Dunia Trisa: Buku Harian Seorang Pemimpi (Review)

Mimpi seperti halnya kapal, di balik kemudinya kita harus siap mengatur arah. Manakala kita berhasil menjadi pengemudi yang baik, maka sampailah kita pada apa yang dicita-citakan. Namun, sebagai pelaut mungkin kita akan temui ombak besar menggulung. Badai datang tiba-tiba. Siapkah kita?
Seperti halnya Trisa—dalam chicklit Dunia Trisa—yang terobsesi menjadi aktris terkenal, lalu menyeretnya pada serangkaian masalah yang rumit. Masalah pekerjaan, percintaan sampai pada masalah akademik yang membuatnya kalang kabut.
Belum lagi status DO dari kampusnya yang juga menjadi salah satu masalah serius yang membuatnya harus berhadapan dengan dua pilihan yang serba sulit. Tapi begitulah Trisa, ia tak pernah putus asa untuk bangkit. Selalu bangun kembali dari segala keterpurukan, bahkan ketika kariernya hancur, ia rela memulai lagi segala usahanya dari nol.
Secara keseluruhan, cerita yang disuguhkan Eva seperti membawa kita pada pemikiran, bahwa ada banyak pilihan dalam hidup ini selain sekadar untuk menikah. Kenapa harus buru-buru menikah dan meninggalkan segala mimpi kita? Toh hidup kita akan baik-baik saja tanpa ikatan semacam itu. Mungkin seperti itulah pesan yang dibawa tokoh Trisa dalam novel bergenre chicklit tersebut.
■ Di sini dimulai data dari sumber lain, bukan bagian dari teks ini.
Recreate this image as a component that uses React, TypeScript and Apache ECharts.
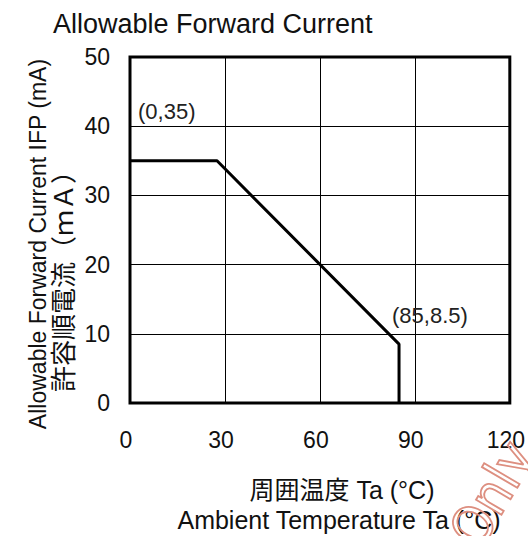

Atau jangan-jangan keputusan tokoh Trisa untuk tidak menikah sebenarnya merupakan akibat dari rangkaian trauma yang dialaminya? Bagaimana bisa Trisa ingin menikah, setelah kepercayaannya terhadap kata tersebut diciderai oleh nasib tragis tokoh Rhein—sahabatnya yang hamil di luar nikah dengan lelaki beristri. Lalu apakah tokoh Trisa tetap berkeinginan menikah, ketika tokoh Bian—lelaki yang disukainya dan hampir berhasil merayunya di hotel itu—tak lain merupakan lelaki hidung belang yang telah meminang rivalnya sendiri? Kemudian hadir tokoh Adam, lelaki yang mencintainya namun masih terlibat perasaan dengan Erin—sutradara yang telah mengangkat kariernya. Entah kenapa, penulis di sini selalu menghadirkan tokoh-tokoh lelaki yang kesemuanya berkecenderungan membuat Trisa berpandangan negatif terhadap laki-laki. Tapi di situlah pointnya kenapa novel ini begitu menarik untuk dinikmati. Penyelesaian konflik yang manis sekaligus menyentuh sangat terasa dalam setiap kisahnya.
Sebagai produk budaya yang lahir di zaman kapitalisme, chicklit membawa warna baru dalam dunia kesusastraan Indonesia. Pilihan bahasa yang sederhana dan ngepop, menjadi karakter dalam setiap chicklit yang ada. Hal ini dapat dimengerti, karena konsumen novel genre ini biasanya berasal dari kalangan muda perkotaan.
Demikian pula dengan Dunia Trisa, membaca novel genre chicklit ini pembaca dibuat tidak dapat berhenti sampai habis di halaman terakhir. Ide cerita yang sederhana namun dikemas dalam tulisan yang sangat menghibur. Tidak heran kalau pada akhirnya chicklit seringkali dikatakan sebagai karya sastra yang bertendensi untuk dikonsumsi oleh perempuan-perempuan di waktu senggangnya.
Tema yang diangkat dalam novel chicklit berjudul Dunia Trisa ini juga tidak jauh-jauh dari kehidupan si penulis. Eva yang notabene pernah menjadi penulis skenario film pendek kemudian menciptakan Dunia Trisa—dunia aktris lajang dengan segala tethek-bengek dunia perfilman.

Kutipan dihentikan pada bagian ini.